The only state with a privately operated retailing and distribution system that does not require any form of three-tier system is the State of Washington. In Washington, retailers may purchase alcoholic beverages directly from producers, may negotiate volume discounts, and may warehouse their inventory themselves. However, the three-tier system largely remains in fact a reality in Washington despite the lack of a law requiring it.

==History and legal justification==
In 1933 the 18th Amendment was repealed by the Twenty-first Amendment to the United States Constitution. (Previously, the Eighteenth Amendment had outlawed alcohol in the US in 1919 and led to Prohibition in 1920.) Section 2 of the Twenty-first Amendment specifies that the power to control alcohol resides with the states, leaving each state to decide when and how to repeal Prohibition.

After Prohibition, the states began to seek methods to regulate and control the alcohol industry. The states were also eager to devise a method to levy and collect taxes on alcohol producers. Both of these concerns led to the states individually creating environments in which single ownership of all three tiers (production, distribution and retail) was entirely or partly prohibited. As states were left by the 21st Amendment to regulate themselves, alcohol laws and the nature of the three tier system can vary significantly from state to state.

==Exceptions and regulations==
States have various exceptions to this rule, the most prevalent one being the case of a brewpub, which is simultaneously a producer and retailer, and has no requirement to sell to a distributor. Some states allow an entity to have a part in two of the tiers, letting small breweries act as their own distributor, for example. Many states permit wineries to sell bottles of wine on-site to customers.

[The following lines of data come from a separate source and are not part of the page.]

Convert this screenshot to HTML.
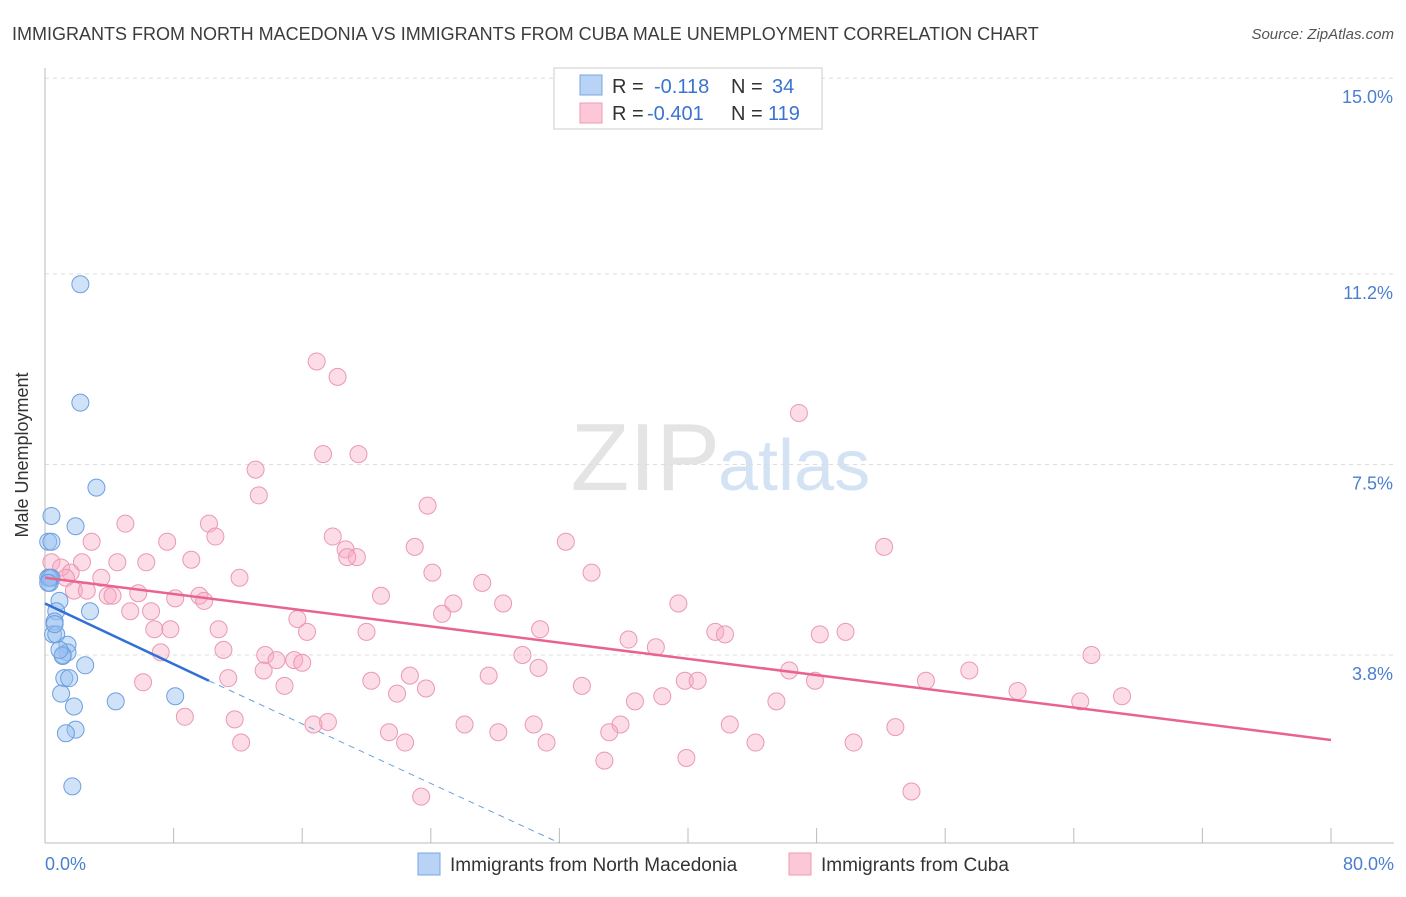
<!DOCTYPE html>
<html><head><meta charset="utf-8"><style>
body{margin:0;background:#fff;font-family:"Liberation Sans",sans-serif}
svg text{font-family:"Liberation Sans",sans-serif}
</style></head><body>
<svg id="chart" width="1406" height="892" xmlns="http://www.w3.org/2000/svg">
<text x="12" y="40" font-size="18" fill="#3c3c3c">IMMIGRANTS FROM NORTH MACEDONIA VS IMMIGRANTS FROM CUBA MALE UNEMPLOYMENT CORRELATION CHART</text>
<text x="1394" y="39" font-size="15" fill="#555" font-style="italic" text-anchor="end">Source: ZipAtlas.com</text>
<text x="720" y="490" font-size="96" fill="#e4e4e4" text-anchor="end" font-family="Liberation Serif">ZIP</text>
<text x="718" y="490" font-size="72" fill="#d4e3f4">atlas</text>
<g id="grid"></g>
<line x1="45" y1="68" x2="45" y2="843" stroke="#bbb"/>
<line x1="45" y1="843" x2="1394" y2="843" stroke="#bbb"/>
<g id="xticks"></g>
<text x="28" y="455" font-size="18" fill="#333" text-anchor="middle" transform="rotate(-90 28 455)">Male Unemployment</text>
<text x="45" y="870" font-size="18" fill="#4a7fd0">0.0%</text>
<text x="1394" y="870" font-size="18" fill="#4a7fd0" text-anchor="end">80.0%</text>
<g id="pink"></g><g id="blue"></g><g id="lines"></g>
<g>
<rect x="554" y="68" width="268" height="61" fill="#fff" stroke="#ccc"/>
<rect x="580" y="75" width="22" height="20" fill="#b8d3f5" stroke="#7aa7e0"/>
<rect x="580" y="103" width="22" height="20" fill="#fcc8d8" stroke="#ee9ab4"/>
<text x="612" y="93" font-size="20" fill="#333">R =</text><text x="654" y="93" font-size="20" fill="#3a74d0">-0.118</text>
<text x="731" y="93" font-size="20" fill="#333">N =</text><text x="772" y="93" font-size="20" fill="#3a74d0">34</text>
<text x="612" y="120" font-size="20" fill="#333">R =</text><text x="647" y="120" font-size="20" fill="#3a74d0">-0.401</text>
<text x="731" y="120" font-size="20" fill="#333">N =</text><text x="768" y="120" font-size="20" fill="#3a74d0">119</text>
</g>
<g>
<rect x="418" y="853" width="22" height="22" fill="#b8d3f5" stroke="#7aa7e0"/>
<text x="450" y="871" font-size="19" fill="#333">Immigrants from North Macedonia</text>
<rect x="789" y="853" width="22" height="22" fill="#fcc8d8" stroke="#ee9ab4"/>
<text x="821" y="871" font-size="19" fill="#333">Immigrants from Cuba</text>
</g>
</svg>
<script>
const yTicks=[15.0,11.2,7.5,3.8];
const yTickLabels=["15.0%","11.2%","7.5%","3.8%"];
const blueX=[2.2,2.2,3.2,0.4,1.9,0.2,0.4,0.2,0.3,0.4,0.9,0.7,2.8,0.6,0.5,0.7,1.4,1.4,1.1,1.1,2.5,1.2,1.5,1.0,4.4,8.1,1.8,1.9,1.3,1.7,0.3,0.6,0.9,0.2];
const blueY=[11.0,8.7,7.05,6.5,6.3,6.0,6.0,5.3,5.2,5.3,4.85,4.65,4.65,4.45,4.2,4.2,4.0,3.85,3.8,3.78,3.6,3.35,3.35,3.05,2.9,3.0,2.8,2.35,2.28,1.25,5.3,4.4,3.9,5.2];
const pinkX=[16.9,18.2,46.9,17.3,19.5,13.1,13.3,23.8,5.0,10.2,17.9,10.6,32.4,2.9,7.6,23.0,52.2,18.7,19.4,18.8,9.1,4.5,6.3,2.3,0.4,1.0,1.6,34.0,24.1,12.1,3.5,1.3,27.2,1.8,2.6,3.9,4.2,5.8,8.1,9.6,9.9,20.9,25.4,28.5,39.4,5.3,6.6,15.7,24.7,30.8,6.8,7.8,10.8,16.3,20.0,41.7,42.3,48.2,49.8,36.3,38.0,11.1,13.7,7.2,29.7,15.5,16.0,14.4,65.1,13.6,30.7,46.3,57.5,11.4,6.1,20.3,27.6,22.7,23.7,33.4,39.8,40.6,47.9,54.8,14.9,21.9,36.7,38.4,45.5,60.5,64.4,67.0,8.7,11.8,17.6,16.7,26.1,30.4,35.8,42.6,21.4,28.2,35.1,52.9,12.2,22.4,31.2,44.2,50.3,39.9,34.8,23.4,53.9];
const pinkY=[9.5,9.2,8.5,7.7,7.7,7.4,6.9,6.7,6.35,6.35,6.1,6.1,6.0,6.0,6.0,5.9,5.9,5.85,5.7,5.7,5.65,5.6,5.6,5.6,5.6,5.5,5.4,5.4,5.4,5.3,5.3,5.3,5.2,5.05,5.05,4.95,4.95,5.0,4.9,4.95,4.85,4.95,4.8,4.8,4.8,4.65,4.65,4.5,4.6,4.3,4.3,4.3,4.3,4.25,4.25,4.25,4.2,4.2,4.25,4.1,3.95,3.9,3.8,3.85,3.8,3.7,3.65,3.7,3.8,3.5,3.55,3.5,3.5,3.35,3.27,3.3,3.4,3.4,3.15,3.2,3.3,3.3,3.3,3.3,3.2,3.05,2.9,3.0,2.9,3.1,2.9,3.0,2.6,2.55,2.5,2.45,2.45,2.45,2.45,2.45,2.3,2.3,2.3,2.4,2.1,2.1,2.1,2.1,2.1,1.8,1.75,1.05,1.15];
const pinkFit=[5.3,2.15];
const blueFit=[4.8,3.3,0.15];
const xs=v=>45+v*16.075, ys=v=>655-(v-3.8)*51.5;
const NS="http://www.w3.org/2000/svg";
function mk(p,t,a){const e=document.createElementNS(NS,t);for(const k in a)e.setAttribute(k,a[k]);document.getElementById(p).appendChild(e);return e;}
yTicks.forEach((v,i)=>{
 const l=mk('grid','line',{x1:45,x2:1394,y1:ys(v),y2:ys(v),stroke:'#ddd','stroke-dasharray':'4,4'});
 
 
 const t=mk('grid','text',{x:1393,y:ys(v)+25,'font-size':18,fill:'#4a7fd0','text-anchor':'end'});
 t.textContent=yTickLabels[i];
 
 
});
for(let i=1;i<=10;i++){const x=xs(i*8);
 const l=mk('xticks','line',{x1:x,x2:x,y1:828,y2:843,stroke:'#bbb'});
 
 }
pinkX.forEach((v,i)=>{
 const c=mk('pink','circle',{cx:xs(v),cy:ys(pinkY[i]),r:8.5,fill:'rgba(248,170,195,0.4)',stroke:'#eb98b2','stroke-width':1});
 
 
});
blueX.forEach((v,i)=>{
 const c=mk('blue','circle',{cx:xs(v),cy:ys(blueY[i]),r:8.5,fill:'rgba(150,190,240,0.45)',stroke:'#6c9fe0','stroke-width':1});
 
 
});
let l=mk('lines','line',{x1:xs(0),y1:ys(pinkFit[0]),x2:xs(80),y2:ys(pinkFit[1]),stroke:'#e8648f','stroke-width':2.5});


l=mk('lines','line',{x1:xs(0),y1:ys(blueFit[0]),x2:xs(10.2),y2:ys(blueFit[1]),stroke:'#2f6fd6','stroke-width':2.5});


l=mk('lines','line',{x1:xs(10.2),y1:ys(blueFit[1]),x2:xs(32),y2:ys(blueFit[2]),stroke:'#6c9fe0','stroke-width':1,'stroke-dasharray':'6,5'});


</script>
</body></html>
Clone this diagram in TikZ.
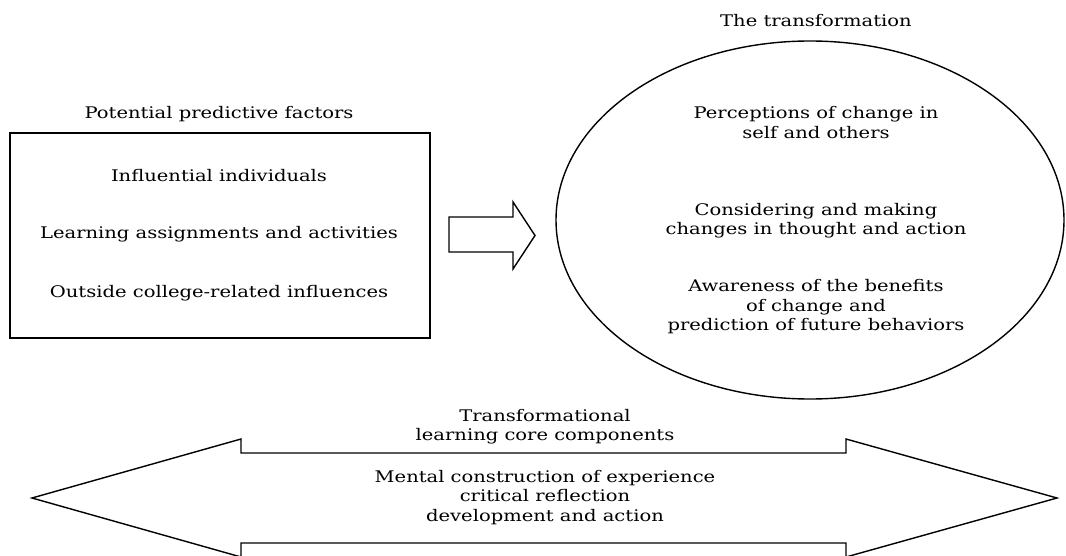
\documentclass[tikz,border=0pt]{standalone}
\usepackage{fontspec}
\setmainfont{DejaVu Serif}
\usetikzlibrary{shapes.geometric}
\begin{document}
\begin{tikzpicture}[x=1pt,y=-1pt,
  lbl/.style={align=center, inner sep=0pt, font=\fontsize{16}{19.5}\selectfont,
    xscale=1.22, transform shape},
  outline/.style={draw=black, line width=1.4pt, line join=miter}]
\useasboundingbox (0,0) rectangle (1066,556);

% left box of predictive factors
\node[lbl] (factorstitle) at (219,114) {Potential predictive factors};
\node[rectangle, outline, minimum width=420pt, minimum height=205pt, inner sep=0pt] (factors) at (220,235.5) {};
\node[lbl] (f1) at (219,176) {Influential individuals};
\node[lbl] (f2) at (219,234) {Learning assignments and activities};
\node[lbl] (f3) at (219,293) {Outside college-related influences};

% block arrow from the box to the ellipse
\draw[outline] (449,217) -- (513,217) -- (513,202) -- (535,235.5) -- (513,269) -- (513,252) -- (449,252) -- cycle;

% the transformation ellipse
\node[lbl] (transtitle) at (816,21) {The transformation};
\node[ellipse, outline, minimum width=508pt, minimum height=358pt, inner sep=0pt] (trans) at (810,220) {};
\node[lbl] (t1) at (816,122.5) {Perceptions of change in\\self and others};
\node[lbl] (t2) at (816,220.5) {Considering and making\\changes in thought and action};
\node[lbl] (t3) at (816,307) {Awareness of the benefits\\of change and\\prediction of future behaviors};

% double-headed arrow of the core components
\draw[outline] (32,498) -- (241,439) -- (241,453) -- (846,453) -- (846,439) -- (1057,498)
  -- (846,557) -- (846,543) -- (241,543) -- (241,557) -- cycle;
\node[lbl] (coretitle) at (545,426.5) {Transformational\\learning core components};
\node[lbl] (core) at (545,497.5) {Mental construction of experience\\critical reflection\\development and action};
\end{tikzpicture}
\end{document}
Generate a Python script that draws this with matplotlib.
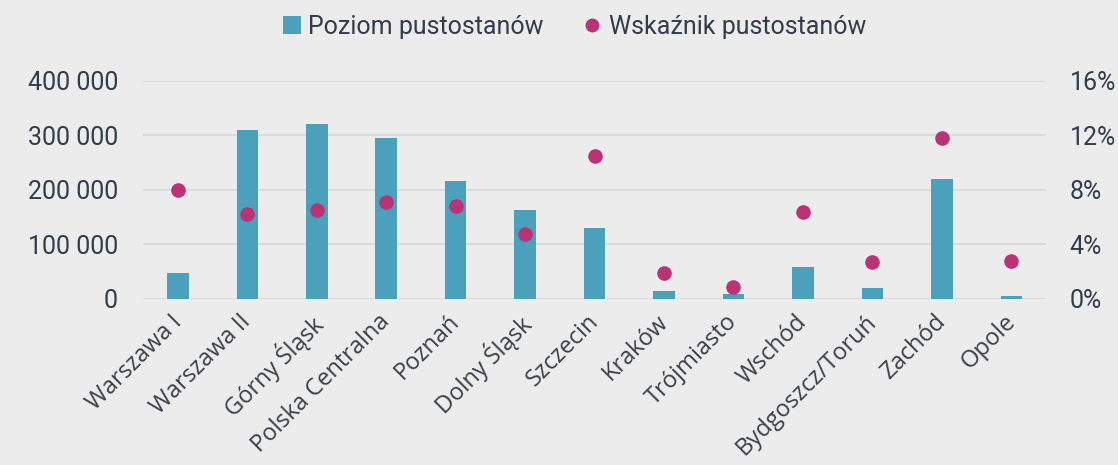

Usually producers will give a distributor exclusive rights to market their product within a geographical area, so that there will not, for example, be two distributors of Anheuser-Busch products competing against each other.

Rules also vary according to what kind of relationships each of the tiers can enter into with the other two tiers. For example, a producer may not be allowed to give promotional items or services to a retailer. Another example is that a beer distributor might be responsible for setting up and maintaining draft lines in a restaurant, or may be legally prohibited from doing so, depending on the state.

Also, several states are alcoholic beverage control states – in any of these jurisdictions, state governments maintain a monopoly on the distribution tier of the system (at least for distilled beverages). Some (such as Utah and Pennsylvania) monopolize the distribution and retail tiers. Those that maintain monopolies over the distribution system only (such as Michigan) could still be said to have a three-tier system – in such states, producers sell to the distributor (in these cases, the state as opposed to a private operator) who in turn sells to private retail outlets.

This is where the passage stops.